WHAT YOU SHOULD DO: Write out each line that follows exactly as it stands, without the pictures.

INFORMATION SUPPLIED:
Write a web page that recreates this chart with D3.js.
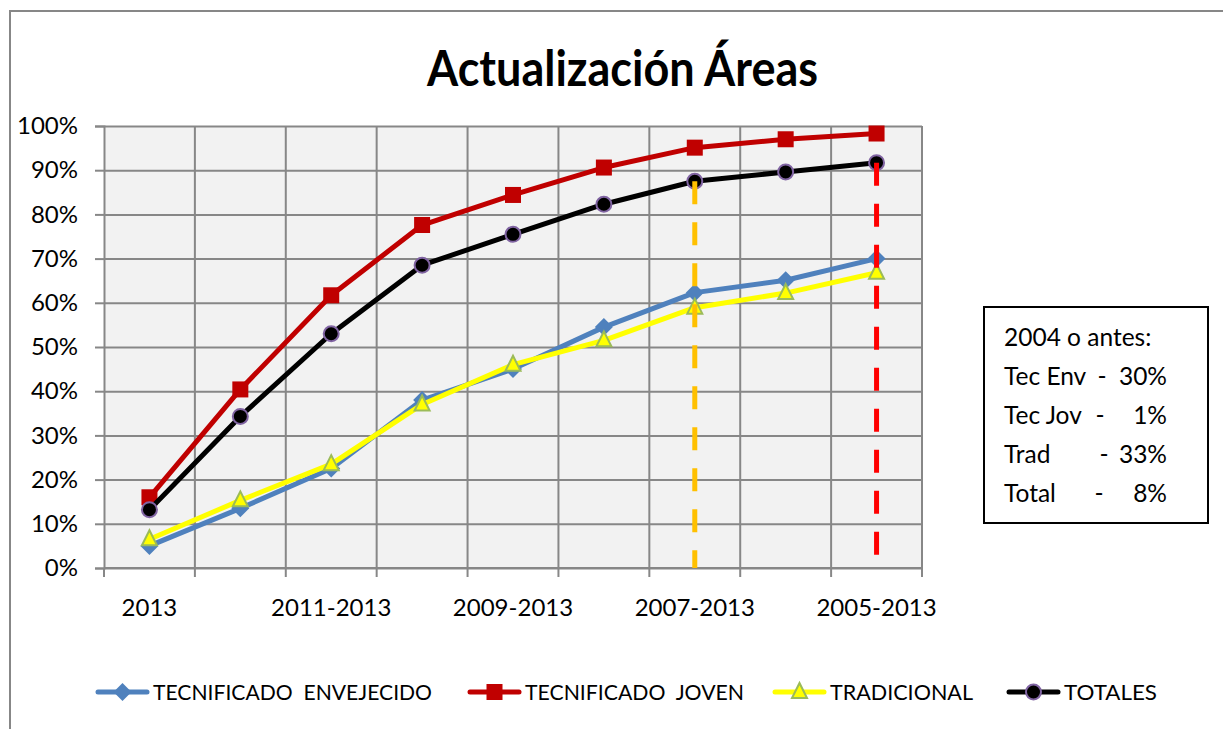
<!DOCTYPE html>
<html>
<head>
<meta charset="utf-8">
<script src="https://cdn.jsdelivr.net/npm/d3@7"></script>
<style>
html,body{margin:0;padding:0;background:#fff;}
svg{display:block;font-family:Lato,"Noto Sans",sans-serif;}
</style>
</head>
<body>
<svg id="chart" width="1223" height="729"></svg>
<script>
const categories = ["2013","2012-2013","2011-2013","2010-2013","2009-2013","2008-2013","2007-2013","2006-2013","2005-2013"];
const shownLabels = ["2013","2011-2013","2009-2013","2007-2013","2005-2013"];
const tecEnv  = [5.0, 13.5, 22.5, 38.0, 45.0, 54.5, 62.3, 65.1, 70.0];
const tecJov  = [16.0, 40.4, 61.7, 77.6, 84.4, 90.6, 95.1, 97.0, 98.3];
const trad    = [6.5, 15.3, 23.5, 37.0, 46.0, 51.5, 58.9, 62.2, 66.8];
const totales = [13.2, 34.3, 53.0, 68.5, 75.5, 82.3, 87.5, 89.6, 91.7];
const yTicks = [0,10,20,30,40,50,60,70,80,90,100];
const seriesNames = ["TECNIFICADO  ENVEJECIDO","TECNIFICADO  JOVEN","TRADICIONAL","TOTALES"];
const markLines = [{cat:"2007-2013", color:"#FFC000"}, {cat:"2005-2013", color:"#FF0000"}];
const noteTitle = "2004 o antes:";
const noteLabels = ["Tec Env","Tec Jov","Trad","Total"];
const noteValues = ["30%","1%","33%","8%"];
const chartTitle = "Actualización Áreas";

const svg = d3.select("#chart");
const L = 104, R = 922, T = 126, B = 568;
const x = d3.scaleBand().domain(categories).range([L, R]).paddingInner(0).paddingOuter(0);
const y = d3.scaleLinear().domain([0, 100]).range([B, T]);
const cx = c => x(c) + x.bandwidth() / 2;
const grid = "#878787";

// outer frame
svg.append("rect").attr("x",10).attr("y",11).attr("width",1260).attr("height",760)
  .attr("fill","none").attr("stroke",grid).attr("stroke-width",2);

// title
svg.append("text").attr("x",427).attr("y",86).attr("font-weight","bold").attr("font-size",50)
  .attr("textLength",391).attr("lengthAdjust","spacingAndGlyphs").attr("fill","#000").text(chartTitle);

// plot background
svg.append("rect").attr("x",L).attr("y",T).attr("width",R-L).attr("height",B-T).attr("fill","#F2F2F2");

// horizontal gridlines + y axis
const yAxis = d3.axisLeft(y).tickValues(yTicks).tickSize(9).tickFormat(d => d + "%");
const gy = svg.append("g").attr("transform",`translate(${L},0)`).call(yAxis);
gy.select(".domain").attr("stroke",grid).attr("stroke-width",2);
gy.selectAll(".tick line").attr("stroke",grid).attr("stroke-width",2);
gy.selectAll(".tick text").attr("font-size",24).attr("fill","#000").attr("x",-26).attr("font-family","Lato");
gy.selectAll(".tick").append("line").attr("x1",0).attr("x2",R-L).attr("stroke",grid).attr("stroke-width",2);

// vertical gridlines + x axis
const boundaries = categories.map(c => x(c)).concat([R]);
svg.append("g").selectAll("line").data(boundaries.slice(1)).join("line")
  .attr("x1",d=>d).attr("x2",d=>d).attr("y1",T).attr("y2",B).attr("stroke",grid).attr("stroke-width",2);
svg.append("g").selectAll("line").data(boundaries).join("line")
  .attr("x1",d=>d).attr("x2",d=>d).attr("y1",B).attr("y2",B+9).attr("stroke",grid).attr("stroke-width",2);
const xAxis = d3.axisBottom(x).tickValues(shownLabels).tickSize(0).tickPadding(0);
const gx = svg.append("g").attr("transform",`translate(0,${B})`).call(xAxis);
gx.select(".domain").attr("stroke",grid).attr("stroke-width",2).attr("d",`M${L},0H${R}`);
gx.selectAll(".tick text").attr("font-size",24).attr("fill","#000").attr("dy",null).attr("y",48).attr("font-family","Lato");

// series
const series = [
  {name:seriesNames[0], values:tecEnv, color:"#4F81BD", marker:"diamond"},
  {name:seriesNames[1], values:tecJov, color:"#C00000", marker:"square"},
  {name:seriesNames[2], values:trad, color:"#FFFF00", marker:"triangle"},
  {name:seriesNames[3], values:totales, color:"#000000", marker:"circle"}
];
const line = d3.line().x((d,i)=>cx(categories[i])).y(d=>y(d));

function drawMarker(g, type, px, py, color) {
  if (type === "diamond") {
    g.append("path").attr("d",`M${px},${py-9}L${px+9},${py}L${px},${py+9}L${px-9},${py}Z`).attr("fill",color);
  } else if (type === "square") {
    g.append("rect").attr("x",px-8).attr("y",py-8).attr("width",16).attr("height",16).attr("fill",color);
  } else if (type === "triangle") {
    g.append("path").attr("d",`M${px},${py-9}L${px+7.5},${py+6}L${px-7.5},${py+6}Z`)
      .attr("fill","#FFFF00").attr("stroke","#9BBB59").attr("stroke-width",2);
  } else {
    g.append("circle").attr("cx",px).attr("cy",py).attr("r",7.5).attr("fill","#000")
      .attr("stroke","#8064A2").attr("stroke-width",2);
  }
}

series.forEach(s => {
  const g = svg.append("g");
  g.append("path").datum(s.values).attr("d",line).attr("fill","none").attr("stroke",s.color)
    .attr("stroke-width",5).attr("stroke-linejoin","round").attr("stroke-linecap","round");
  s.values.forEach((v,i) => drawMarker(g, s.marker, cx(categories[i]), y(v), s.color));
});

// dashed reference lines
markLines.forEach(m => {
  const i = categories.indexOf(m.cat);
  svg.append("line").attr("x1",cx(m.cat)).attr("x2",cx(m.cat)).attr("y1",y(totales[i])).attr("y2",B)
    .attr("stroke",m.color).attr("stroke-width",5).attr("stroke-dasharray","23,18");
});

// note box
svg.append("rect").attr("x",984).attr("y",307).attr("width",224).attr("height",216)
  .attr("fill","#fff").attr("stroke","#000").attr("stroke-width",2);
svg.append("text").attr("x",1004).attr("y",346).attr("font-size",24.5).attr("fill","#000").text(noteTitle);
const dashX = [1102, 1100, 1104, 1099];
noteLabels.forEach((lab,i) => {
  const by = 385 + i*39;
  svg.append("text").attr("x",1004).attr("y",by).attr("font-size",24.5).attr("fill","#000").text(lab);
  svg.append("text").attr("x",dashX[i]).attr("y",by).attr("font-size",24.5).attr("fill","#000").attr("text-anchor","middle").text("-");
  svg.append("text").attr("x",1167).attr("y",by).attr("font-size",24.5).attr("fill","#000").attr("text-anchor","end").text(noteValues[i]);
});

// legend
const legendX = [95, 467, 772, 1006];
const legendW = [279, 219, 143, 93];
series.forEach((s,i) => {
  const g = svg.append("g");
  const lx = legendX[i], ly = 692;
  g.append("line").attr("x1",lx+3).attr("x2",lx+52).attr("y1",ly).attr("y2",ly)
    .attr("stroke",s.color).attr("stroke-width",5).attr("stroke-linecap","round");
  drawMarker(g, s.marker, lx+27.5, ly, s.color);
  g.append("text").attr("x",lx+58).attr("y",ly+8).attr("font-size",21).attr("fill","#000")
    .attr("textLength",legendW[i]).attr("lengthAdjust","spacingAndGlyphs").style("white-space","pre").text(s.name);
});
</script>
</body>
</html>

CORRECT OUTPUT:
Write a web page that recreates this chart with D3.js.
<!DOCTYPE html>
<html>
<head>
<meta charset="utf-8">
<script src="https://cdn.jsdelivr.net/npm/d3@7"></script>
<style>
html,body{margin:0;padding:0;background:#fff;}
svg{display:block;font-family:Lato,"Noto Sans",sans-serif;}
</style>
</head>
<body>
<svg id="chart" width="1223" height="729"></svg>
<script>
const categories = ["2013","2012-2013","2011-2013","2010-2013","2009-2013","2008-2013","2007-2013","2006-2013","2005-2013"];
const shownLabels = ["2013","2011-2013","2009-2013","2007-2013","2005-2013"];
const tecEnv  = [5.0, 13.5, 22.5, 38.0, 45.0, 54.5, 62.3, 65.1, 70.0];
const tecJov  = [16.0, 40.4, 61.7, 77.6, 84.4, 90.6, 95.1, 97.0, 98.3];
const trad    = [6.5, 15.3, 23.5, 37.0, 46.0, 51.5, 58.9, 62.2, 66.8];
const totales = [13.2, 34.3, 53.0, 68.5, 75.5, 82.3, 87.5, 89.6, 91.7];
const yTicks = [0,10,20,30,40,50,60,70,80,90,100];
const seriesNames = ["TECNIFICADO  ENVEJECIDO","TECNIFICADO  JOVEN","TRADICIONAL","TOTALES"];
const markLines = [{cat:"2007-2013", color:"#FFC000"}, {cat:"2005-2013", color:"#FF0000"}];
const noteTitle = "2004 o antes:";
const noteLabels = ["Tec Env","Tec Jov","Trad","Total"];
const noteValues = ["30%","1%","33%","8%"];
const chartTitle = "Actualización Áreas";

const svg = d3.select("#chart");
const L = 104, R = 922, T = 126, B = 568;
const x = d3.scaleBand().domain(categories).range([L, R]).paddingInner(0).paddingOuter(0);
const y = d3.scaleLinear().domain([0, 100]).range([B, T]);
const cx = c => x(c) + x.bandwidth() / 2;
const grid = "#878787";

// outer frame
svg.append("rect").attr("x",10).attr("y",11).attr("width",1260).attr("height",760)
  .attr("fill","none").attr("stroke",grid).attr("stroke-width",2);

// title
svg.append("text").attr("x",427).attr("y",86).attr("font-weight","bold").attr("font-size",50)
  .attr("textLength",391).attr("lengthAdjust","spacingAndGlyphs").attr("fill","#000").text(chartTitle);

// plot background
svg.append("rect").attr("x",L).attr("y",T).attr("width",R-L).attr("height",B-T).attr("fill","#F2F2F2");

// horizontal gridlines + y axis
const yAxis = d3.axisLeft(y).tickValues(yTicks).tickSize(9).tickFormat(d => d + "%");
const gy = svg.append("g").attr("transform",`translate(${L},0)`).call(yAxis);
gy.select(".domain").attr("stroke",grid).attr("stroke-width",2);
gy.selectAll(".tick line").attr("stroke",grid).attr("stroke-width",2);
gy.selectAll(".tick text").attr("font-size",24).attr("fill","#000").attr("x",-26).attr("font-family","Lato");
gy.selectAll(".tick").append("line").attr("x1",0).attr("x2",R-L).attr("stroke",grid).attr("stroke-width",2);

// vertical gridlines + x axis
const boundaries = categories.map(c => x(c)).concat([R]);
svg.append("g").selectAll("line").data(boundaries.slice(1)).join("line")
  .attr("x1",d=>d).attr("x2",d=>d).attr("y1",T).attr("y2",B).attr("stroke",grid).attr("stroke-width",2);
svg.append("g").selectAll("line").data(boundaries).join("line")
  .attr("x1",d=>d).attr("x2",d=>d).attr("y1",B).attr("y2",B+9).attr("stroke",grid).attr("stroke-width",2);
const xAxis = d3.axisBottom(x).tickValues(shownLabels).tickSize(0).tickPadding(0);
const gx = svg.append("g").attr("transform",`translate(0,${B})`).call(xAxis);
gx.select(".domain").attr("stroke",grid).attr("stroke-width",2).attr("d",`M${L},0H${R}`);
gx.selectAll(".tick text").attr("font-size",24).attr("fill","#000").attr("dy",null).attr("y",48).attr("font-family","Lato");

// series
const series = [
  {name:seriesNames[0], values:tecEnv, color:"#4F81BD", marker:"diamond"},
  {name:seriesNames[1], values:tecJov, color:"#C00000", marker:"square"},
  {name:seriesNames[2], values:trad, color:"#FFFF00", marker:"triangle"},
  {name:seriesNames[3], values:totales, color:"#000000", marker:"circle"}
];
const line = d3.line().x((d,i)=>cx(categories[i])).y(d=>y(d));

function drawMarker(g, type, px, py, color) {
  if (type === "diamond") {
    g.append("path").attr("d",`M${px},${py-9}L${px+9},${py}L${px},${py+9}L${px-9},${py}Z`).attr("fill",color);
  } else if (type === "square") {
    g.append("rect").attr("x",px-8).attr("y",py-8).attr("width",16).attr("height",16).attr("fill",color);
  } else if (type === "triangle") {
    g.append("path").attr("d",`M${px},${py-9}L${px+7.5},${py+6}L${px-7.5},${py+6}Z`)
      .attr("fill","#FFFF00").attr("stroke","#9BBB59").attr("stroke-width",2);
  } else {
    g.append("circle").attr("cx",px).attr("cy",py).attr("r",7.5).attr("fill","#000")
      .attr("stroke","#8064A2").attr("stroke-width",2);
  }
}

series.forEach(s => {
  const g = svg.append("g");
  g.append("path").datum(s.values).attr("d",line).attr("fill","none").attr("stroke",s.color)
    .attr("stroke-width",5).attr("stroke-linejoin","round").attr("stroke-linecap","round");
  s.values.forEach((v,i) => drawMarker(g, s.marker, cx(categories[i]), y(v), s.color));
});

// dashed reference lines
markLines.forEach(m => {
  const i = categories.indexOf(m.cat);
  svg.append("line").attr("x1",cx(m.cat)).attr("x2",cx(m.cat)).attr("y1",y(totales[i])).attr("y2",B)
    .attr("stroke",m.color).attr("stroke-width",5).attr("stroke-dasharray","23,18");
});

// note box
svg.append("rect").attr("x",984).attr("y",307).attr("width",224).attr("height",216)
  .attr("fill","#fff").attr("stroke","#000").attr("stroke-width",2);
svg.append("text").attr("x",1004).attr("y",346).attr("font-size",24.5).attr("fill","#000").text(noteTitle);
const dashX = [1102, 1100, 1104, 1099];
noteLabels.forEach((lab,i) => {
  const by = 385 + i*39;
  svg.append("text").attr("x",1004).attr("y",by).attr("font-size",24.5).attr("fill","#000").text(lab);
  svg.append("text").attr("x",dashX[i]).attr("y",by).attr("font-size",24.5).attr("fill","#000").attr("text-anchor","middle").text("-");
  svg.append("text").attr("x",1167).attr("y",by).attr("font-size",24.5).attr("fill","#000").attr("text-anchor","end").text(noteValues[i]);
});

// legend
const legendX = [95, 467, 772, 1006];
const legendW = [279, 219, 143, 93];
series.forEach((s,i) => {
  const g = svg.append("g");
  const lx = legendX[i], ly = 692;
  g.append("line").attr("x1",lx+3).attr("x2",lx+52).attr("y1",ly).attr("y2",ly)
    .attr("stroke",s.color).attr("stroke-width",5).attr("stroke-linecap","round");
  drawMarker(g, s.marker, lx+27.5, ly, s.color);
  g.append("text").attr("x",lx+58).attr("y",ly+8).attr("font-size",21).attr("fill","#000")
    .attr("textLength",legendW[i]).attr("lengthAdjust","spacingAndGlyphs").style("white-space","pre").text(s.name);
});
</script>
</body>
</html>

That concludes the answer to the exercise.